Mortgage Bankruptcy Bill Could Be Revived

August 11, 2009 11:08 AM
We applaud Senate Majority Whip Dick Durbin's decision to consider resurrecting the bankruptcy bill if the financial services industry is not able to complete 500,000 mortgage modifications by November. Foreclosed homes are nonperforming assets whose liquidated values are 8-10% less than their current market values after selling costs. If the homes aren't kept up or are vandalized their values will be even less than current market values. Once the real estate market stabilizes we will be lucky to return to historical 2-4% annual appreciation rates. Subtract carrying costs (taxes and insurance) and the measly net return makes holding foreclosed homes a poor long term investment for financial service firms' stockholders.

It is therefore very much in the interest of the industry and its stockholders to complete those modifications whenever it makes economic sense, and taxpayers are even underwriting the administrative costs of modifying those loans. It makes economic sense any time financial services company can restructure the mortgage for at least the homes current market value and the borrowers new payments will be 31% or less of their current income. The financial services firm would save the selling costs and future holding costs (taxes and insurance). With the likely measly net rate return if they held the asset, it would take  many years of appreciation before they could liquidate the home for more than that.

There are many homeowners who can't afford their current mortgage payments, but could afford to make the payments on a reduced mortgage principle equal to or greater than their home's current market value. Creditors should be voluntarily and aggressively reducing those mortgage balances to such levels because it is in their stockholders' interest, but most are not. Bankruptcy judges are also charged with protecting the interest of creditors. If the bankruptcy bill passes they would have the ability to restructure the mortgage when it is the interest of the lenders, and the responsibility to order a foreclosure when a homeowner is unable to make payments sufficient to provide lenders a reasonable return on the current value of the home.  This is not a cramdown for mortgage lenders, it is a helping hand.

Mandated arbitration between borrowers and servicers prior to foreclosure is also a good idea provided steps are taken to assure arbitrators are totally independent of industry influence. Allowing homeowners to stay in their homes for some time while they pay fair-market rent and creating financial penalties for firms that fail to meet the administration's foreclosure-reduction standards are also good options.

More Cash for More Clunkers?

August 4, 2009 12:48 PM
One of the objectives of the nearly $1 trillion budgeted for the federal stimulus program was to get the money into the economy quickly in order to head of another Great Depression. The $1 billion that Congress appropriated for its Cash for Clunkers program was gobbled up by new car buyers in a matter of weeks. The pluses of the Cash for Clunkers program are that it has gotten stimulus money into the economy very fast, targeted the bennies to a severely impacted segment of the economy (autos), helped middle class consumers who typically own clunkers, and helped the environment.

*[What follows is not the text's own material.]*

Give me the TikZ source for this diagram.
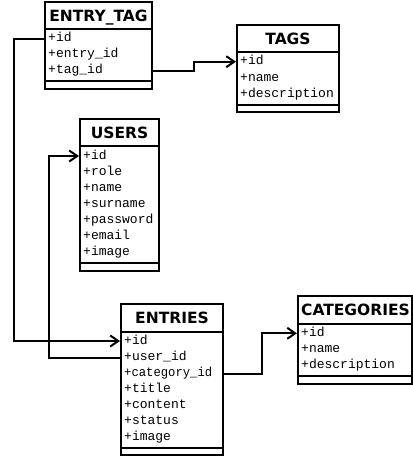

With early signs of nascent recovery still inconsistent, putting more money into a quick impact effort like this to reinforce the early positive economic signs still makes sense. On the flip side however, we need to start thinking about the effect of some of the other budgeted stimulus funding that won't kick in until next year. If the recovery does take hold this year, as we all hope, the additional stimulus spending next year may not be necessary, and could even prove inflationary.

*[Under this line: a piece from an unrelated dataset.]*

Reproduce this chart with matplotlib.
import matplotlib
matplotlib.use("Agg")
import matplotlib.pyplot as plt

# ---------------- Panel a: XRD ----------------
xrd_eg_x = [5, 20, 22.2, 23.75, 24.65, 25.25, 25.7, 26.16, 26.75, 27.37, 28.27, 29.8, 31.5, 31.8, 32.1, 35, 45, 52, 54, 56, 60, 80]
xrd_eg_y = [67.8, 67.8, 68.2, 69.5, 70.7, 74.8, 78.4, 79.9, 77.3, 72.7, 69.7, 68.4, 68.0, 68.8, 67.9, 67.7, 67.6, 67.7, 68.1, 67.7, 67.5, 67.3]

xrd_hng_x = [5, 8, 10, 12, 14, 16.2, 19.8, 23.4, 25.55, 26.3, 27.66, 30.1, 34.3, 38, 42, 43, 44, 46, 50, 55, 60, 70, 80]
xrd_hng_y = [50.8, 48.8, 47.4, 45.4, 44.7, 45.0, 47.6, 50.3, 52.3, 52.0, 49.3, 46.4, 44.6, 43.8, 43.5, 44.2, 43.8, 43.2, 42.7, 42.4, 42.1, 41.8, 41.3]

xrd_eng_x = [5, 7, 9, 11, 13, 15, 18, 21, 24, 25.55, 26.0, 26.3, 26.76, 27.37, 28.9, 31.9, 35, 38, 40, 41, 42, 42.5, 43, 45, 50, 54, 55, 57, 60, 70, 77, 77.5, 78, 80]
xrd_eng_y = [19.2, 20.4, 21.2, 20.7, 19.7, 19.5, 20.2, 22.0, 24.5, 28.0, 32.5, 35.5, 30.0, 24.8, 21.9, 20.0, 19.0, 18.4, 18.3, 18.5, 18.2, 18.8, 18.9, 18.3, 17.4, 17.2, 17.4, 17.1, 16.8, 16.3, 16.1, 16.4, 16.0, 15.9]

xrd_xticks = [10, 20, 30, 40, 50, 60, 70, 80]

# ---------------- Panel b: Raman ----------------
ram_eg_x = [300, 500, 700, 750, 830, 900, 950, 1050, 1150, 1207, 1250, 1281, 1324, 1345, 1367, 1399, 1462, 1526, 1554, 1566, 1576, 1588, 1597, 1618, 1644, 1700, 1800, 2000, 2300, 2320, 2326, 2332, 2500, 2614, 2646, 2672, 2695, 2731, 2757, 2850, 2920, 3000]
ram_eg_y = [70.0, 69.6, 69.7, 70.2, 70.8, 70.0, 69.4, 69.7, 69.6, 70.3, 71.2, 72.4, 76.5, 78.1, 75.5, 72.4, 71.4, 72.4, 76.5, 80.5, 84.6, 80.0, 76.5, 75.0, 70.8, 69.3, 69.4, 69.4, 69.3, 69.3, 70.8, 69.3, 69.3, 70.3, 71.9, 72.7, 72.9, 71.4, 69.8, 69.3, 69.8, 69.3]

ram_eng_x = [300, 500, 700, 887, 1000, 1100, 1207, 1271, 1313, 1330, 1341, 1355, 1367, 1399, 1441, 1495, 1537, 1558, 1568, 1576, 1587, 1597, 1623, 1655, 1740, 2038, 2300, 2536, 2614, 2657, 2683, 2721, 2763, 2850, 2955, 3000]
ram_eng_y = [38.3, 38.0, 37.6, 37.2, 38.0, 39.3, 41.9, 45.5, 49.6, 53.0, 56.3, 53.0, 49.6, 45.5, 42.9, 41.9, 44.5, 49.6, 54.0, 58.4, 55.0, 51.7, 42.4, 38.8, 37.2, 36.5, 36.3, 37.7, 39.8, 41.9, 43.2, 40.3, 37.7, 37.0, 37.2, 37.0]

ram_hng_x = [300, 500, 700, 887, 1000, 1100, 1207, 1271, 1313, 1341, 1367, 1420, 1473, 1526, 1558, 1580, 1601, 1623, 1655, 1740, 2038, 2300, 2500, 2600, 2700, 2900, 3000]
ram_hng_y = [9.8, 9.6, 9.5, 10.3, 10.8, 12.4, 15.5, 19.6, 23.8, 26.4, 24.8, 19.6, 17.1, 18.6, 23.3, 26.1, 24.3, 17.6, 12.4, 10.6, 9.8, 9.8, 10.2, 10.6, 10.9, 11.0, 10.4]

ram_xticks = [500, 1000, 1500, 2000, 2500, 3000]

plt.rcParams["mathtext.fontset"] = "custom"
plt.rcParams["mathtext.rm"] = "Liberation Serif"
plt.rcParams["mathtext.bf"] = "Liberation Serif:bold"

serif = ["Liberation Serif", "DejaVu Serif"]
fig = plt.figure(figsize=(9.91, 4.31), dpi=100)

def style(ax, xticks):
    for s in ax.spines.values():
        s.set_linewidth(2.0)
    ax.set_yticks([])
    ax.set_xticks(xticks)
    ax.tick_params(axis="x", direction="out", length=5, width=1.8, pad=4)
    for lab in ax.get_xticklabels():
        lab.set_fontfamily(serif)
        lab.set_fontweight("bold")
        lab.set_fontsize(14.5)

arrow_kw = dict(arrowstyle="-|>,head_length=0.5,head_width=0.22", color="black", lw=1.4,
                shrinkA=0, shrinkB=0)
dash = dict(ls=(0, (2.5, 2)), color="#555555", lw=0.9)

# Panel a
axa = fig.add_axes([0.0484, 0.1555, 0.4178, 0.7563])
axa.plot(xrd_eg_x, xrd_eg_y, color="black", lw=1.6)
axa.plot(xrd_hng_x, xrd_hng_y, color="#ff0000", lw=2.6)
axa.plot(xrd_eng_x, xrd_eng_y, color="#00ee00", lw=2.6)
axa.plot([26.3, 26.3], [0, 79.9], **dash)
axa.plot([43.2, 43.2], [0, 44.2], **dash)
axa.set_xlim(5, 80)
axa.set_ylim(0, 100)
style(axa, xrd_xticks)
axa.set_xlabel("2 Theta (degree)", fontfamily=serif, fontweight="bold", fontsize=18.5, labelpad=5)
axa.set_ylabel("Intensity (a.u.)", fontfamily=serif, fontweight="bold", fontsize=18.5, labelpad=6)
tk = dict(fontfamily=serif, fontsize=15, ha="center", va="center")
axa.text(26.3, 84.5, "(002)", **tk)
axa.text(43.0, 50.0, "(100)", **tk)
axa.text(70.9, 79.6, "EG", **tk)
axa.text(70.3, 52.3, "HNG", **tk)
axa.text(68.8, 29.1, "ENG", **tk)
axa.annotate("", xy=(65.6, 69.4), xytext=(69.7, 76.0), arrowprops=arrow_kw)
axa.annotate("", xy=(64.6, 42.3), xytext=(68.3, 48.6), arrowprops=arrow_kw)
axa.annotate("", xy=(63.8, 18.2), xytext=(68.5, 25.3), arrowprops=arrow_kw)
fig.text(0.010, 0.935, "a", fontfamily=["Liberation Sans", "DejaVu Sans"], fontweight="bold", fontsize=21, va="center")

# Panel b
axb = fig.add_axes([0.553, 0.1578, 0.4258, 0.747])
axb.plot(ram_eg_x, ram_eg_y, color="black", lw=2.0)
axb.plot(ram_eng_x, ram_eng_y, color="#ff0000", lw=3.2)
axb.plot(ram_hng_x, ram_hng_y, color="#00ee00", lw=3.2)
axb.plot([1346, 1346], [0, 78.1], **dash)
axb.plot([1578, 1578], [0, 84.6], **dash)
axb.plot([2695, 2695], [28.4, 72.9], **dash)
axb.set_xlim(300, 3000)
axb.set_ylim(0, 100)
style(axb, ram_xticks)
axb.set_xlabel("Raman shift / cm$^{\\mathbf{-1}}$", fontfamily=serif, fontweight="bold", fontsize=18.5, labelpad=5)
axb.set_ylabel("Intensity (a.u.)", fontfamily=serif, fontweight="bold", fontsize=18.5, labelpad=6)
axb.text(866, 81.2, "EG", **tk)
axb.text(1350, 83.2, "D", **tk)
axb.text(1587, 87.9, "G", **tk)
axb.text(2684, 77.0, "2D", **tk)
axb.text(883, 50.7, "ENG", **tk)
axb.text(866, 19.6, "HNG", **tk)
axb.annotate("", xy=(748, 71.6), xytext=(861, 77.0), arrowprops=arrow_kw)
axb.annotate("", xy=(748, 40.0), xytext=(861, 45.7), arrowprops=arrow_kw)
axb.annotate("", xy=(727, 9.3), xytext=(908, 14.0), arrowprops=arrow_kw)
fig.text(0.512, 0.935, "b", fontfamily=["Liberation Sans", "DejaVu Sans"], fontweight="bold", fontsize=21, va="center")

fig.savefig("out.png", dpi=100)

We should keep a close eye on the economy over the next year. It may well be healthy enough by next year that we will want to cancel some unneeded stimulus programs that have not yet kicked in. That could save us substantially more than the $2 billion we're spending on extending cash for clunkers for another couple of months. Let's hope this Cash for Clunkers spending now helps further shore up the recovery. The result could be a win-win for everyone, helping to make it possible to cancel even larger amounts of the unspent stimulus spending next year and reduce the federal deficit!